Written problem
Line by line, repeat the data below exactly, beginning at the first line and ending at the line with "e1_s7 = [2, 1, 3, 0, 4, 2, 1, 3, 2, 0, 3, 1]". Omit pictures.
+++++
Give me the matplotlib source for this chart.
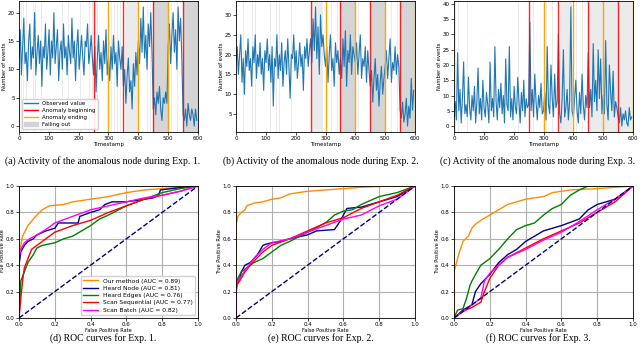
import numpy as np
import matplotlib.pyplot as plt
from matplotlib.patches import Patch
from matplotlib.lines import Line2D

# anomaly timestamps
beginnings = [250, 350, 450, 550]
endings = [300, 400, 500, 600]
seg_edges = [0, 250, 300, 350, 400, 450, 500, 550, 600]

# ---- Exp. 1 observed values, one list per segment ----
e1_s0 = [12, 17, 9, 14, 19, 11, 13, 8, 15, 18, 10, 14, 12, 20, 9, 13, 16, 11, 15, 7,
         14, 12, 18, 10, 13, 17, 9, 15, 12, 20, 11, 14, 17, 8, 13, 15, 10, 18, 12, 14,
         9, 16, 13, 11, 19, 12, 15, 8, 14, 17, 10, 13, 16, 12, 9, 15, 14, 18, 11, 13, 16, 12]
e1_s1 = [9, 14, 6, 12, 16, 10, 13, 8, 15, 11, 17, 9]
e1_s2 = [12, 8, 14, 10, 16, 11, 13, 7, 15, 12, 10, 14]
e1_s3 = [7, 10, 4, 9, 12, 6, 8, 3, 11, 7, 13, 9]
e1_s4 = [15, 11, 19, 13, 21, 12, 16, 10, 18, 14, 20, 13]
e1_s5 = [3, 5, 2, 6, 4, 7, 3, 1, 5, 4, 6, 4]
e1_s6 = [14, 18, 11, 16, 20, 13, 17, 10, 21, 15, 19, 12]
e1_s7 = [2, 1, 3, 0, 4, 2, 1, 3, 2, 0, 3, 1]

# ---- Exp. 2 ----
e2_s0 = [18, 22, 15, 20, 25, 13, 19, 10, 21, 17, 24, 16, 19, 12, 22, 18, 25, 14, 20, 17,
         23, 15, 19, 11, 21, 18, 24, 16, 20, 13, 22, 7, 19, 17, 25, 14, 20, 16, 23, 12,
         18, 21, 15, 24, 17, 9, 20, 19, 25, 16, 21, 14, 18, 23, 17, 20, 11, 22, 19, 24, 17, 21]
e2_s1 = [24, 18, 29, 21, 32, 19, 27, 15, 30, 22, 25, 20]
e2_s2 = [17, 22, 13, 20, 25, 16, 19, 12, 23, 18, 21, 15]
e2_s3 = [19, 14, 24, 17, 26, 12, 21, 18, 25, 15, 22, 20]
e2_s4 = [18, 23, 15, 20, 25, 14, 19, 17, 22, 13, 21, 16]
e2_s5 = [12, 16, 8, 14, 19, 11, 15, 7, 13, 17, 10, 14]
e2_s6 = [17, 21, 14, 19, 24, 13, 18, 16, 22, 15, 20, 17]
e2_s7 = [6, 4, 8, 3, 5, 9, 2, 7, 4, 14, 6, 11]

# ---- Exp. 3 ----
e3_s0 = [3, 8, 2, 24, 5, 12, 1, 9, 21, 4, 7, 3, 16, 6, 2, 10, 5, 13, 1, 8,
         19, 4, 9, 2, 15, 6, 3, 11, 7, 1, 21, 5, 9, 3, 26, 8, 2, 12, 6, 14,
         4, 10, 1, 22, 7, 5, 26, 3, 9, 2, 13, 6, 4, 16, 8, 1, 11, 5, 15, 3, 9, 6]
e3_s1 = [7, 34, 5, 12, 3, 17, 8, 2, 10, 6, 14, 4]
e3_s2 = [5, 11, 2, 26, 7, 4, 20, 9, 3, 17, 6, 8]
e3_s3 = [30, 4, 1, 9, 25, 3, 6, 12, 2, 8, 39, 5]
e3_s4 = [3, 9, 15, 5, 1, 11, 4, 17, 7, 2, 10, 6]
e3_s5 = [24, 6, 12, 3, 27, 8, 15, 5, 25, 9, 22, 4]
e3_s6 = [10, 4, 28, 7, 2, 20, 11, 5, 18, 3, 8, 6]
e3_s7 = [3, 1, 6, 0, 4, 2, 5, 1, 0, 6, 2, 3]

# falling-out timestamps (thin lines) and intervals (light / dark)
e1_out_lines = [8, 15, 20, 25, 30, 40, 48, 55, 70, 75, 90, 100, 145, 150, 165, 190, 205, 235, 245,
                255, 262, 270, 285, 290, 310, 320, 330, 340, 415, 430, 440, 510, 530]
e1_out_light = [(355, 400)]
e1_out_dark = [(450, 500), (550, 600)]
e2_out_lines = [10, 25, 40, 55, 65, 80, 100, 115, 135, 145, 170, 185, 200, 210,
                320, 340, 410, 425, 520, 540]
e2_out_light = [(255, 290)]
e2_out_dark = [(350, 400), (450, 500), (550, 600)]
e3_out_lines = [5, 15, 30, 45, 60, 70, 80, 120, 130, 150, 180, 200, 215, 220,
                265, 275, 285, 290, 310, 330, 410, 430]
e3_out_light = [(355, 395), (450, 500), (500, 550), (550, 600)]
e3_out_dark = []

yticks_top = [[0, 5, 10, 15, 20], [5, 10, 15, 20, 25, 30], [0, 5, 10, 15, 20, 25, 30, 35, 40]]

# ---- ROC curves (fpr, tpr) ----
methods = ["Our method", "Heard Node", "Heard Edges", "Scan Sequential", "Scan Batch"]
colors = ["darkorange", "darkblue", "green", "red", "magenta"]
auc1 = [0.89, 0.81, 0.76, 0.77, 0.82]

roc1 = [
    ([0, 0, 0.01, 0.02, 0.05, 0.08, 0.1, 0.13, 0.17, 0.25, 0.3, 0.4, 0.5, 0.6, 0.7, 0.8, 0.9, 1],
     [0, 0.42, 0.55, 0.62, 0.7, 0.75, 0.78, 0.82, 0.85, 0.86, 0.88, 0.9, 0.92, 0.95, 0.97, 0.98, 0.99, 1]),
    ([0, 0, 0.01, 0.03, 0.05, 0.08, 0.1, 0.15, 0.2, 0.22, 0.33, 0.34, 0.4, 0.45, 0.48, 0.52, 0.6, 0.75, 0.78, 0.79, 0.85, 1],
     [0, 0.4, 0.5, 0.55, 0.58, 0.6, 0.63, 0.66, 0.68, 0.72, 0.72, 0.77, 0.8, 0.82, 0.86, 0.88, 0.88, 0.91, 0.93, 0.97, 0.98, 1]),
    ([0, 0.01, 0.03, 0.05, 0.08, 0.1, 0.13, 0.2, 0.25, 0.3, 0.35, 0.4, 0.45, 0.5, 0.6, 0.7, 0.8, 0.9, 1],
     [0, 0.28, 0.35, 0.42, 0.48, 0.53, 0.55, 0.57, 0.6, 0.62, 0.66, 0.7, 0.75, 0.78, 0.85, 0.9, 0.95, 0.98, 1]),
    ([0, 0.01, 0.02, 0.03, 0.05, 0.07, 0.1, 0.15, 0.2, 0.3, 0.4, 0.5, 0.6, 0.7, 0.8, 0.9, 1],
     [0, 0.15, 0.28, 0.38, 0.45, 0.52, 0.55, 0.6, 0.65, 0.7, 0.74, 0.8, 0.85, 0.9, 0.93, 0.96, 1]),
    ([0, 0, 0.01, 0.03, 0.06, 0.1, 0.15, 0.2, 0.3, 0.4, 0.5, 0.6, 0.7, 0.8, 0.9, 1],
     [0, 0.45, 0.52, 0.57, 0.6, 0.63, 0.67, 0.72, 0.77, 0.82, 0.85, 0.88, 0.91, 0.93, 0.96, 1]),
]
roc2 = [
    ([0, 0, 0.01, 0.03, 0.05, 0.06, 0.1, 0.15, 0.2, 0.25, 0.3, 0.4, 0.5, 0.6, 0.7, 0.85, 1],
     [0, 0.7, 0.77, 0.8, 0.82, 0.85, 0.87, 0.88, 0.9, 0.91, 0.94, 0.96, 0.97, 0.98, 0.99, 1, 1]),
    ([0, 0, 0.02, 0.03, 0.05, 0.08, 0.1, 0.12, 0.15, 0.17, 0.2, 0.25, 0.3, 0.4, 0.45, 0.55, 0.58, 0.62, 0.7, 0.8, 0.9, 1],
     [0, 0.25, 0.3, 0.35, 0.4, 0.42, 0.45, 0.48, 0.55, 0.56, 0.57, 0.58, 0.6, 0.63, 0.66, 0.67, 0.73, 0.83, 0.84, 0.88, 0.92, 1]),
    ([0, 0, 0.01, 0.03, 0.05, 0.1, 0.15, 0.2, 0.25, 0.3, 0.4, 0.5, 0.55, 0.6, 0.65, 0.7, 0.8, 0.9, 1],
     [0, 0.18, 0.3, 0.35, 0.37, 0.42, 0.45, 0.5, 0.55, 0.58, 0.65, 0.72, 0.78, 0.81, 0.82, 0.86, 0.92, 0.95, 1]),
    ([0, 0, 0.02, 0.05, 0.08, 0.1, 0.15, 0.2, 0.3, 0.4, 0.5, 0.6, 0.7, 0.8, 0.9, 1],
     [0, 0.24, 0.28, 0.35, 0.4, 0.43, 0.5, 0.55, 0.6, 0.66, 0.72, 0.76, 0.83, 0.88, 0.93, 1]),
    ([0, 0, 0.02, 0.05, 0.1, 0.15, 0.2, 0.3, 0.4, 0.5, 0.6, 0.7, 0.8, 0.9, 1],
     [0, 0.26, 0.3, 0.36, 0.45, 0.52, 0.57, 0.6, 0.65, 0.7, 0.75, 0.78, 0.85, 0.9, 1]),
]
roc3 = [
    ([0, 0, 0.01, 0.03, 0.05, 0.08, 0.1, 0.12, 0.15, 0.2, 0.25, 0.3, 0.35, 0.4, 0.5, 0.55, 0.65, 0.8, 0.9, 1],
     [0, 0.35, 0.4, 0.5, 0.58, 0.62, 0.68, 0.71, 0.74, 0.78, 0.82, 0.86, 0.88, 0.9, 0.92, 0.95, 0.97, 0.98, 0.99, 1]),
    ([0, 0.05, 0.1, 0.12, 0.15, 0.2, 0.25, 0.3, 0.35, 0.4, 0.5, 0.6, 0.7, 0.75, 0.8, 0.9, 1],
     [0, 0.06, 0.1, 0.2, 0.26, 0.33, 0.42, 0.48, 0.52, 0.58, 0.66, 0.7, 0.75, 0.82, 0.86, 0.9, 1]),
    ([0, 0.02, 0.05, 0.07, 0.09, 0.1, 0.12, 0.15, 0.2, 0.25, 0.3, 0.35, 0.4, 0.45, 0.5, 0.55, 0.6, 0.65, 0.7, 0.75, 1],
     [0, 0.06, 0.07, 0.15, 0.25, 0.28, 0.33, 0.4, 0.45, 0.52, 0.6, 0.67, 0.7, 0.72, 0.78, 0.83, 0.86, 0.93, 0.97, 1, 1]),
    ([0, 0.05, 0.1, 0.15, 0.17, 0.2, 0.25, 0.3, 0.4, 0.5, 0.6, 0.7, 0.8, 0.9, 1],
     [0, 0.05, 0.08, 0.12, 0.2, 0.3, 0.4, 0.46, 0.53, 0.6, 0.66, 0.72, 0.8, 0.88, 1]),
    ([0, 0.05, 0.1, 0.15, 0.17, 0.2, 0.25, 0.3, 0.4, 0.5, 0.6, 0.7, 0.8, 0.9, 1],
     [0, 0.05, 0.1, 0.15, 0.28, 0.34, 0.4, 0.46, 0.52, 0.59, 0.65, 0.73, 0.82, 0.9, 1]),
]

captions_top = ["(a) Activity of the anomalous node during Exp. 1.",
                "(b) Activity of the anomalous node during Exp. 2.",
                "(c) Activity of the anomalous node during Exp. 3."]
captions_bot = ["(d) ROC curves for Exp. 1.",
                "(e) ROC curves for Exp. 2.",
                "(f) ROC curves for Exp. 3."]

plt.rcParams['axes.linewidth'] = 0.6
plt.rcParams['xtick.major.width'] = 0.5
plt.rcParams['ytick.major.width'] = 0.5
plt.rcParams['xtick.major.size'] = 2
plt.rcParams['ytick.major.size'] = 2
plt.rcParams['xtick.major.pad'] = 1.2
plt.rcParams['ytick.major.pad'] = 1.2

fig = plt.figure(figsize=(6.4, 3.46), dpi=100)
lefts = [19 / 640, 236 / 640, 454 / 640]
w = 179 / 640
cap_x = [103 / 640, 321 / 640, 538 / 640]
H = 346


def draw_activity(ax, segs, out_lines, out_light, out_dark, legend):
    for t in out_lines:
        ax.axvspan(t, t + 1.5, color='lightgray', alpha=0.45, lw=0)
    for a, b in out_light:
        ax.axvspan(a, b, color='lightgray', alpha=0.45, lw=0)
    for a, b in out_dark:
        ax.axvspan(a, b, color='lightgray', alpha=0.95, lw=0)
    xs, ys = [], []
    for i, vals in enumerate(segs):
        xs.extend(np.linspace(seg_edges[i], seg_edges[i + 1], len(vals), endpoint=False))
        ys.extend(vals)
    ax.plot(xs, ys, color='#1f77b4', lw=0.8)
    for t in beginnings:
        ax.axvline(t, color='red', lw=1.0, alpha=0.85)
    for t in endings:
        ax.axvline(t, color='orange', lw=1.0)
    ax.set_xlim(0, 600)
    ax.set_xticks([0, 100, 200, 300, 400, 500, 600])
    ax.tick_params(labelsize=4)
    ax.set_xlabel("Timestamp", fontsize=4, labelpad=0.5)
    ax.set_ylabel("Number of events", fontsize=3.8, labelpad=0.5)
    if legend:
        handles = [Line2D([], [], color='#1f77b4', lw=1),
                   Line2D([], [], color='red', lw=1),
                   Line2D([], [], color='orange', lw=1),
                   Patch(color='lightgray')]
        ax.legend(handles, ["Observed value", "Anomaly beginning", "Anomaly ending", "Falling out"],
                  loc='lower left', fontsize=4, framealpha=0.9, handlelength=2.5,
                  borderpad=0.4, labelspacing=0.35)


exps = [
    ([e1_s0, e1_s1, e1_s2, e1_s3, e1_s4, e1_s5, e1_s6, e1_s7], e1_out_lines, e1_out_light, e1_out_dark),
    ([e2_s0, e2_s1, e2_s2, e2_s3, e2_s4, e2_s5, e2_s6, e2_s7], e2_out_lines, e2_out_light, e2_out_dark),
    ([e3_s0, e3_s1, e3_s2, e3_s3, e3_s4, e3_s5, e3_s6, e3_s7], e3_out_lines, e3_out_light, e3_out_dark),
]

for k in range(3):
    ax = fig.add_axes([lefts[k], 1 - 132 / H, w, 131 / H])
    segs, ol, oli, od = exps[k]
    draw_activity(ax, segs, ol, oli, od, k == 0)
    ax.set_yticks(yticks_top[k])
    fig.text(cap_x[k], 1 - 161 / H, captions_top[k], ha='center', va='center',
             fontsize=7, family='Liberation Serif')

rocs = [roc1, roc2, roc3]
for k in range(3):
    ax = fig.add_axes([lefts[k], 1 - 318 / H, w, 132 / H])
    ax.grid(True, color='#b0b0b0', lw=0.8)
    ax.set_axisbelow(True)
    for (fpr, tpr), c, m, a in zip(rocs[k], colors, methods, auc1):
        ax.plot(fpr, tpr, color=c, lw=1.0, label="%s (AUC = %.2f)" % (m, a))
    ax.plot([0, 1], [0, 1], color='navy', lw=1.0, ls='--')
    ax.set_xlim(0, 1)
    ax.set_ylim(0, 1)
    ax.tick_params(labelsize=4)
    ax.set_xlabel("False Positive Rate", fontsize=3.6, labelpad=0.5)
    ax.set_ylabel("True Positive Rate", fontsize=3.6, labelpad=0.5)
    if k == 0:
        ax.legend(loc='lower right', fontsize=4.3, framealpha=0.9, handlelength=2.5,
                  borderpad=0.4, labelspacing=0.35)
    fig.text(cap_x[k], 1 - 338 / H, captions_bot[k], ha='center', va='center',
             fontsize=7, family='Liberation Serif')

fig.savefig("out.png", dpi=100)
+++++
Answer to this exercise
Give me the matplotlib source for this chart.
import numpy as np
import matplotlib.pyplot as plt
from matplotlib.patches import Patch
from matplotlib.lines import Line2D

# anomaly timestamps
beginnings = [250, 350, 450, 550]
endings = [300, 400, 500, 600]
seg_edges = [0, 250, 300, 350, 400, 450, 500, 550, 600]

# ---- Exp. 1 observed values, one list per segment ----
e1_s0 = [12, 17, 9, 14, 19, 11, 13, 8, 15, 18, 10, 14, 12, 20, 9, 13, 16, 11, 15, 7,
         14, 12, 18, 10, 13, 17, 9, 15, 12, 20, 11, 14, 17, 8, 13, 15, 10, 18, 12, 14,
         9, 16, 13, 11, 19, 12, 15, 8, 14, 17, 10, 13, 16, 12, 9, 15, 14, 18, 11, 13, 16, 12]
e1_s1 = [9, 14, 6, 12, 16, 10, 13, 8, 15, 11, 17, 9]
e1_s2 = [12, 8, 14, 10, 16, 11, 13, 7, 15, 12, 10, 14]
e1_s3 = [7, 10, 4, 9, 12, 6, 8, 3, 11, 7, 13, 9]
e1_s4 = [15, 11, 19, 13, 21, 12, 16, 10, 18, 14, 20, 13]
e1_s5 = [3, 5, 2, 6, 4, 7, 3, 1, 5, 4, 6, 4]
e1_s6 = [14, 18, 11, 16, 20, 13, 17, 10, 21, 15, 19, 12]
e1_s7 = [2, 1, 3, 0, 4, 2, 1, 3, 2, 0, 3, 1]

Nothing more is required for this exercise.